MOUNT VERNON — Bill Harris, president of the Ohio Senate, was the featured guest at Thursday’s Mount Vernon/Knox County Chamber of Commerce luncheon.
Harris gave an overview of the state budget process and explained the timelines involved in developing a budget acceptable to the House and Senate, as well as to the governor.
One of the key points, he said, is that the Ohio Constitution requires a balanced budget, although the federal constitution does not. In other words, the state cannot simply print more money and engage in deficit spending.
Ohio is very close to its borrowing cap, Harris said. When actual revenues do not match projected income, as is the case here, the Legislature has to take steps to either reduce expenditures, increase revenues, or both. Harris said that early in the budget process, the Senate resolved not to raise taxes on Ohioans because of the current economic situation.
That meant cuts had to be made and revenues from other sources had to be used for the state’s operating money. The “rainy day fund” is one of those sources, as is federal stimulus money. Those helped to balance the budget on paper, but are one-time funds.
“We are not out of the woods yet,” Harris said. “There’s still a lot of work to be done.”
Another projected revenue source is income from video lottery machines at seven racetracks in Ohio. Although some legislators wanted to put the matter before the voters in November, Harris said, Gov. Strickland issued an executive order allowing electronic gambling at the racetracks. The Legislature then had to work out the policies and implementation plans related to that order. In case those revenues are less than expected, Harris said the Legislature will have to develop a Plan B; there is currently no funding plan in place to make up for such a shortfall.

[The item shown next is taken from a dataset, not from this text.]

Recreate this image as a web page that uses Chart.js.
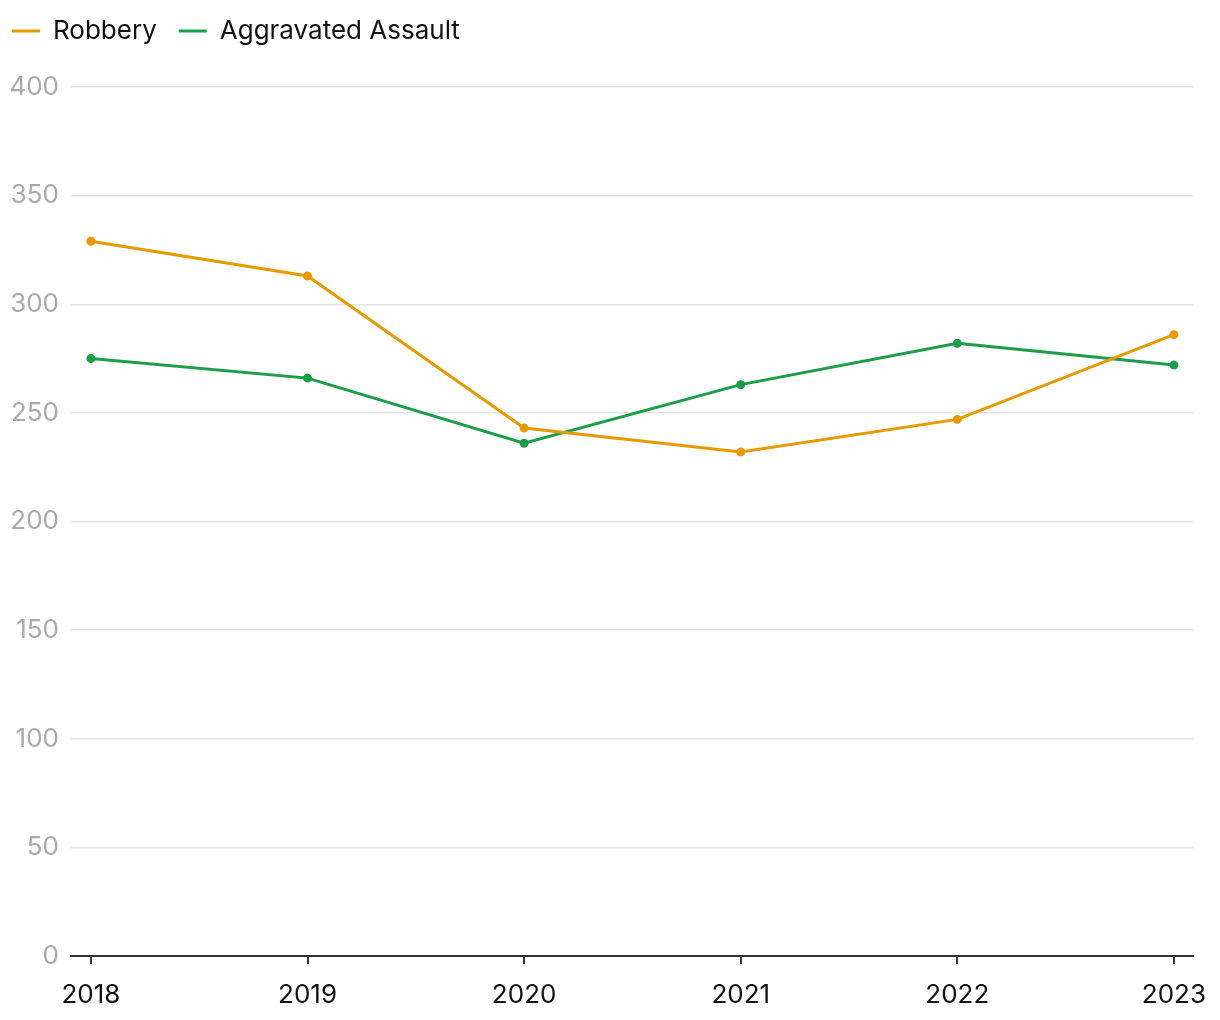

Harris is, however, optimistic about the future, and maintains a positive outlook. He said he has faith in the Ohio people’s commitment to make things better.
Following his formal presentation, Harris answered questions from the audience. Speaking to the News, he quelled rumors that he plans to step aside before his term expires Dec. 31, 2010. Harris said he will continue to fulfill his responsibilities as senator as long as he remains in good health, “Lord willing.”